* Begin Records provided *

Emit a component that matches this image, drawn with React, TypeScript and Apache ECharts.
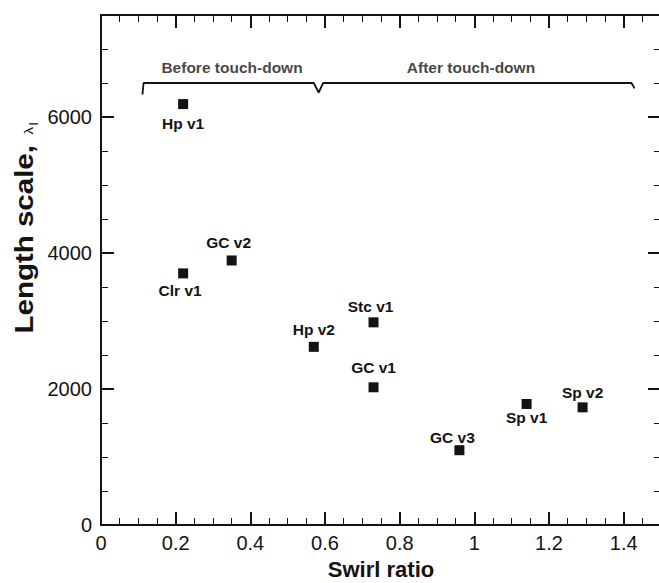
import React, { useEffect, useRef } from "react";
import * as echarts from "echarts";

// ---- data ----
const pointNames = ["Hp v1", "Clr v1", "GC v2", "Hp v2", "Stc v1", "GC v1", "GC v3", "Sp v1", "Sp v2"];
const swirlRatio = [0.22, 0.22, 0.35, 0.57, 0.73, 0.73, 0.96, 1.14, 1.29];
const lengthScale = [6190, 3700, 3890, 2620, 2980, 2025, 1100, 1780, 1730];

// label placement (dx, dy in px relative to marker)
const labelOffsets: [number, number][] = [
  [0, 19], [-3, 17], [-3, -18], [0, -17], [-3, -16], [0, -19.5], [-7, -12.5], [0, 14], [0, -14.5],
];

// brace annotation (data coordinates)
const braceX = [0.111, 0.114, 0.57, 0.583, 0.595, 1.421, 1.429];
const braceY = [6330, 6500, 6500, 6360, 6500, 6500, 6420];

const regionNames = ["Before touch-down", "After touch-down"];
const regionX = [0.351, 0.991];
const regionY = [6735, 6735];

const xTicks = { min: 0, max: 1.5, major: 0.2, minor: 0.05 };
const yTicks = { min: 0, max: 7500, major: 2000, minor: 500 };

const INK = "#151213";
const FONT = "'Liberation Sans', Arial, Helvetica, sans-serif";

export default function App() {
  const ref = useRef<HTMLDivElement>(null);
  useEffect(() => {
    if (!ref.current) return;
    const chart = echarts.init(ref.current, undefined, { renderer: "svg" });

    const baseAxis = (pos: string, interval: number, major: boolean, labels: boolean, dim: "x" | "y") => {
      const t = dim === "x" ? xTicks : yTicks;
      return {
        type: "value",
        position: pos,
        min: t.min,
        max: t.max,
        interval,
        axisLine: { show: major, onZero: false, lineStyle: { color: INK, width: 2 } },
        axisTick: {
          show: true,
          inside: true,
          length: major ? 13 : 7,
          lineStyle: { color: INK, width: major ? 2 : 1 },
        },
        axisLabel: {
          show: labels,
          showMaxLabel: false,
          margin: dim === "x" ? 8 : 9,
          color: INK,
          fontSize: 20,
          fontFamily: FONT,
          formatter: (v: number) => String(v),
        },
        splitLine: { show: false },
      } as any;
    };

    const xMain = baseAxis("bottom", xTicks.major, true, true, "x");
    xMain.name = "Swirl ratio";
    xMain.nameLocation = "middle";
    xMain.nameGap = 33;
    xMain.nameTextStyle = { fontSize: 22, fontWeight: "bold", color: INK, fontFamily: FONT, lineHeight: 22 };

    const labelStyle = {
      show: true,
      position: "inside",
      formatter: "{b}",
      fontSize: 15.5,
      fontWeight: "bold",
      fontFamily: FONT,
      color: INK,
    };

    const option: any = {
      animation: false,
      backgroundColor: "#ffffff",
      grid: { left: 101, top: 15, width: 560, height: 510, containLabel: false, outerBoundsMode: "none" },
      xAxis: [
        xMain,
        baseAxis("bottom", xTicks.minor, false, false, "x"),
        baseAxis("top", xTicks.major, true, false, "x"),
        baseAxis("top", xTicks.minor, false, false, "x"),
      ],
      yAxis: [
        baseAxis("left", yTicks.major, true, true, "y"),
        baseAxis("left", yTicks.minor, false, false, "y"),
        baseAxis("right", yTicks.major, true, false, "y"),
        baseAxis("right", yTicks.minor, false, false, "y"),
      ],
      graphic: [
        {
          type: "text",
          x: 23,
          y: 228,
          rotation: Math.PI / 2,
          scaleX: 1.18,
          style: {
            text: "{a|Length scale, }{b|λ}{c|l}",
            textAlign: "center",
            textVerticalAlign: "middle",
            fill: INK,
            rich: {
              a: { fontSize: 25, fontWeight: "bold", fontFamily: FONT, fill: INK, lineHeight: 28, verticalAlign: "bottom" },
              b: { fontSize: 13, fontFamily: FONT, fill: INK, lineHeight: 28, verticalAlign: "bottom", padding: [0, 1, 2, 2] },
              c: { fontSize: 12, fontFamily: FONT, fill: INK, lineHeight: 22, verticalAlign: "bottom", padding: [0, 0, -3, 0] },
            },
          },
        },
      ],
      series: [
        {
          type: "line",
          xAxisIndex: 0,
          yAxisIndex: 0,
          data: braceX.map((x, i) => [x, braceY[i]]),
          symbol: "none",
          silent: true,
          lineStyle: { color: INK, width: 1.8 },
          z: 1,
        },
        {
          type: "scatter",
          xAxisIndex: 0,
          yAxisIndex: 0,
          data: regionNames.map((n, i) => ({ name: n, value: [regionX[i], regionY[i]] })),
          symbolSize: 1,
          itemStyle: { color: "rgba(0,0,0,0)" },
          silent: true,
          label: labelStyle,
        },
        {
          type: "scatter",
          xAxisIndex: 0,
          yAxisIndex: 0,
          symbol: "rect",
          symbolSize: 10,
          itemStyle: { color: INK, opacity: 1 },
          data: pointNames.map((n, i) => ({
            name: n,
            value: [swirlRatio[i], lengthScale[i]],
            label: { offset: labelOffsets[i] },
          })),
          label: labelStyle,
          z: 3,
        },
      ],
    };
    chart.setOption(option);
    return () => chart.dispose();
  }, []);
  return (
    <div
      ref={ref}
      style={{ position: "fixed", left: 0, top: 0, width: 659, height: 583, background: "#fff" }}
    />
  );
}
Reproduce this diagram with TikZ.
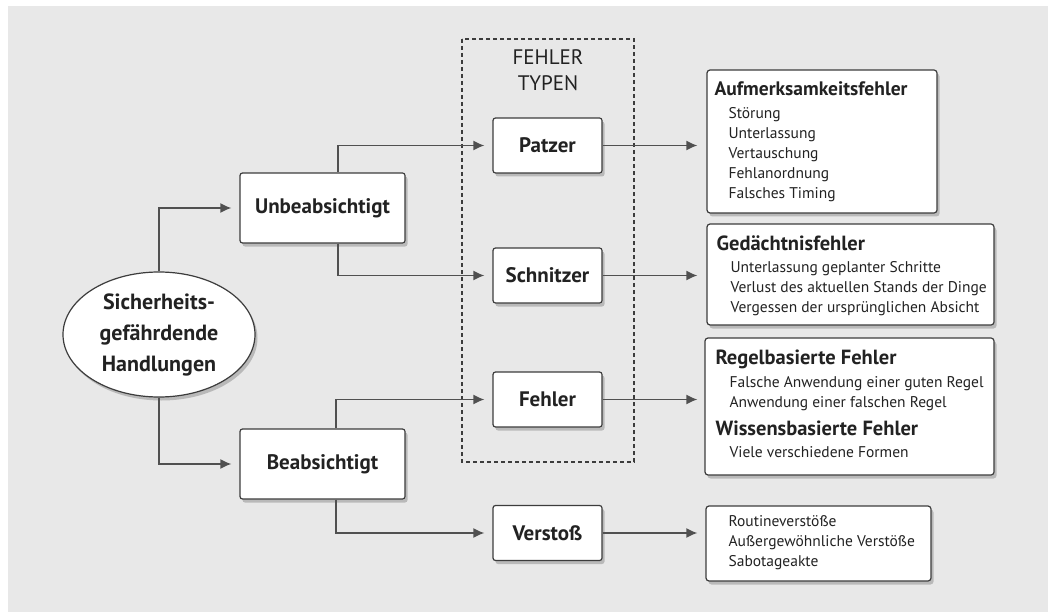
\documentclass[tikz,border=0pt]{standalone}
\usepackage{fontspec}
\setmainfont{PT Sans}
\usetikzlibrary{shapes.geometric,shadows,arrows.meta,calc}

\definecolor{bggray}{HTML}{E8E8E8}
\definecolor{linegray}{HTML}{3C3C3C}
\definecolor{arrowgray}{HTML}{505050}
\definecolor{textgray}{HTML}{222222}

\tikzset{
  shade box/.style={drop shadow={shadow xshift=2.5pt,shadow yshift=-3.5pt,fill=black!45}},
  kindbox/.style={draw=linegray, line width=1.2pt, fill=white, rounded corners=2.5pt, shade box,
    minimum width=165pt, minimum height=70pt, inner sep=0pt, text=textgray,
    font=\fontsize{21}{24}\selectfont\bfseries},
  typebox/.style={draw=linegray, line width=1.2pt, fill=white, rounded corners=2.5pt, shade box,
    minimum width=109pt, minimum height=55pt, inner sep=0pt, text=textgray,
    font=\fontsize{21}{24}\selectfont\bfseries},
  listbox/.style={draw=linegray, line width=1.2pt, fill=white, rounded corners=3pt, shade box,
    inner sep=0pt},
  listtext/.style={anchor=north west, inner sep=0pt, align=left, text=textgray,
    font=\fontsize{15.5}{20}\selectfont},
  flow/.style={draw=arrowgray, line width=1.5pt, -{Latex[length=11pt,width=10pt]}},
}
\newcommand{\listhead}[2][20.5]{{\fontsize{#1}{20}\selectfont\bfseries #2}}
\newcommand{\listitem}{\hspace*{14pt}}

\begin{document}
\begin{tikzpicture}[x=1pt,y=-1pt]
    % --- Hintergrund ---
    \fill[bggray] (8,6) rectangle (1048,612);
    \useasboundingbox (0,0) rectangle (1048,612);

    % --- Fehlertypen (gestrichelter Rahmen) ---
    \draw[linegray, line width=1.2pt, dash pattern=on 4pt off 3pt] (462,39) rectangle (634,462);
    \node[text=textgray, align=center, font=\fontsize{21}{26}\selectfont] (typen) at (548,70) {FEHLER\\TYPEN};

    % --- Ausgangspunkt ---
    \node[ellipse, draw=linegray, line width=1.2pt, fill=white, shade box, minimum width=192pt,
          minimum height=125pt, inner sep=0pt, align=center, text=textgray,
          font=\fontsize{22}{31}\selectfont\bfseries] (handl) at (159,334.5)
          {Sicherheits-\\gefährdende\\Handlungen};

    % --- Absicht ---
    \node[kindbox] (unb) at (322.5,208) {Unbeabsichtigt};
    \node[kindbox] (beab) at (322.5,464) {Beabsichtigt};

    % --- Typen ---
    \node[typebox] (patzer) at (547.5,145.5) {Patzer};
    \node[typebox] (schnitzer) at (547.5,275.5) {Schnitzer};
    \node[typebox] (fehler) at (547.5,399.5) {Fehler};
    \node[typebox] (verstoss) at (547.5,533) {Verstoß};

    % --- Beschreibungen rechts ---
    \node[listbox, minimum width=230pt, minimum height=143pt] (aufm) at (822,141.5) {};
    \node[listtext] (aufmtext) at ($(aufm.north west)+(8,12)$)
        {\listhead[19.5]{Aufmerksamkeitsfehler}\\[3pt]
         \listitem Störung\\ \listitem Unterlassung\\ \listitem Vertauschung\\
         \listitem Fehlanordnung\\ \listitem Falsches Timing};

    \node[listbox, minimum width=287pt, minimum height=101pt] (gedae) at (850.5,274.5) {};
    \node[listtext] (gedaetext) at ($(gedae.north west)+(10,12)$)
        {\listhead{Gedächtnisfehler}\\[2pt]
         \listitem Unterlassung geplanter Schritte\\
         \listitem Verlust des aktuellen Stands der Dinge\\
         \listitem Vergessen der ursprünglichen Absicht};

    \node[listbox, minimum width=289pt, minimum height=137pt] (regel) at (849.5,406.5) {};
    \node[listtext] (regeltext) at ($(regel.north west)+(11,12)$)
        {\listhead{Regelbasierte Fehler}\\[3pt]
         \listitem Falsche Anwendung einer guten Regel\\
         \listitem Anwendung einer falschen Regel\\[8pt]
         \listhead{Wissensbasierte Fehler}\\[2pt]
         \listitem Viele verschiedene Formen};

    \node[listbox, minimum width=225pt, minimum height=75pt] (routine) at (818.5,543.5) {};
    \node[listtext] (routinetext) at ($(routine.north west)+(9,10)$)
        {\listitem Routineverstöße\\ \listitem Außergewöhnliche Verstöße\\ \listitem Sabotageakte};

    % --- Verbindungen ---
    \draw[flow, shorten >=8pt] (handl.north) |- (unb.west);
    \draw[flow, shorten >=8pt] (handl.south) |- (beab.west);

    \draw[flow, shorten >=8pt] ([xshift=15.5pt]unb.north) |- (patzer.west);
    \draw[flow, shorten >=8pt] ([xshift=15.5pt]unb.south) |- (schnitzer.west);
    \draw[flow, shorten >=8pt] ([xshift=13.5pt]beab.north) |- (fehler.west);
    \draw[flow, shorten >=8pt] ([xshift=13.5pt]beab.south) |- (verstoss.west);

    \draw[flow, shorten >=9pt] (patzer.east) -- (patzer.east -| aufm.west);
    \draw[flow, shorten >=9pt] (schnitzer.east) -- (schnitzer.east -| gedae.west);
    \draw[flow, shorten >=7pt] (fehler.east) -- (fehler.east -| regel.west);
    \draw[flow, shorten >=8pt] (verstoss.east) -- (verstoss.east -| routine.west);
\end{tikzpicture}
\end{document}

* End Records provided *

• Exercise details: Restate each line from the start of the listing through the line bearing "1100, 1780, 1730];" word for word. Drop the pictures.

• Solution to this exercise:
Emit a component that matches this image, drawn with React, TypeScript and Apache ECharts.
import React, { useEffect, useRef } from "react";
import * as echarts from "echarts";

// ---- data ----
const pointNames = ["Hp v1", "Clr v1", "GC v2", "Hp v2", "Stc v1", "GC v1", "GC v3", "Sp v1", "Sp v2"];
const swirlRatio = [0.22, 0.22, 0.35, 0.57, 0.73, 0.73, 0.96, 1.14, 1.29];
const lengthScale = [6190, 3700, 3890, 2620, 2980, 2025, 1100, 1780, 1730];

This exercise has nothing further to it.